EPA OIG Identifies FY 2017 Management Challenges

The Reports Consolidation Act of 2000 requires EPA’s Office of Inspector General (OIG) to annually report on the most serious management and performance challenges facing the agency.  The report released this week identified the following challenges:

  • The EPA Needs to Improve Oversight of States, Territories and Tribes Authorized to Accomplish Environmental Goals
  • The EPA Needs to Improve Its Workload Analysis to Accomplish Its Mission Efficiently and Effectively
  • The EPA Needs to Enhance Information Technology Security to Combat Cyber Threats

State drinking water programs will be most interested in the findings related to the first challenge on agency oversight of states. “In recent years, our work has identified the absence of robust oversight by the U.S. Environmental Protection Agency (EPA) of states, territories and tribes authorized to implement environmental programs under several statutes. The EPA has made important progress, but recent and ongoing EPA Office of Inspector General (OIG) and U.S. Government Accountability Office (GAO) work continues to support this as an agency management challenge.”
The report recognized the many states, territories and tribes that have primacy for the SDWA.  The OIG also noted the critical role these agencies perform in supporting EPA’s implementation and enforcement of the Act. However, the EPA has the authority and responsibility to enforce environmental laws when states, territories and tribes do not.  The IG noted that EPA programs implement a variety of formal and informal oversight processes that are not always consistent across EPA regions and the states, territories and tribes.
The OIG recognized that progress has been made in this area.  For drinking water, they documented corrective actions to address recommendations from a July 2014 report on Drinking Water State Revolving Fund (DWSRF) unliquidated balances.  However, they point out that those actions had not reduced DWSRF unliquidated balances to below 13 percent of the cumulative federal capitalization grants awarded, which was the goal of the effort.
EPA still fails to meet three criteria required to justify removal of this oversight challenge: (1) an action plan, (2) monitoring efforts, and (3) demonstrated progress. Specifically,

  • “EPA leadership needs to demonstrate an organizational commitment to correcting problems with the agency’s oversight of key state programs designed to protect human health and the environment.”
  • “the agency should show it has the capacity and has developed a framework for addressing oversight issues.”
  • “The agency also needs to develop a system for monitoring state, tribal and territory oversight effectiveness so that it can work toward demonstrating its progress in correcting this management challenge.”

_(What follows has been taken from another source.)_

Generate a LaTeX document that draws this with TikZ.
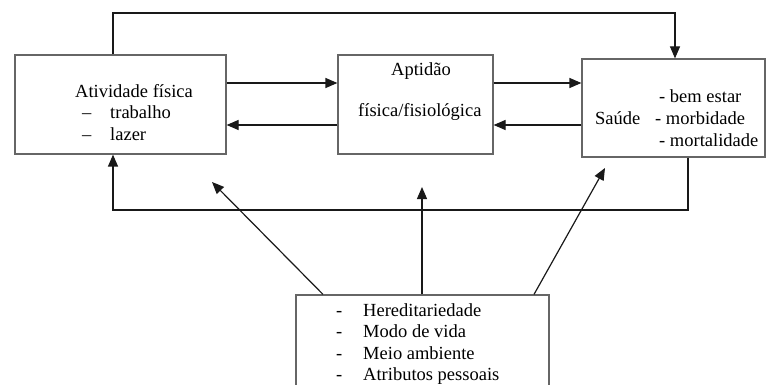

To further support their position that EPA still has work to do, the OIG referenced a number of reports where EPA has not yet fulfilled all the recommendations.  These include the 2016 report on Region 5’s actions in Flint, Michigan; a 2015 report concerning the US Virgin Islands implementation of many environmental acts including the SDWA; and GAO reports related to the Underground Injection Control Program and DWSRF financial indicators.
This report provides further impetus to the EPA’s goal of improved state program oversight as outlined in their Drinking Water Action Plan.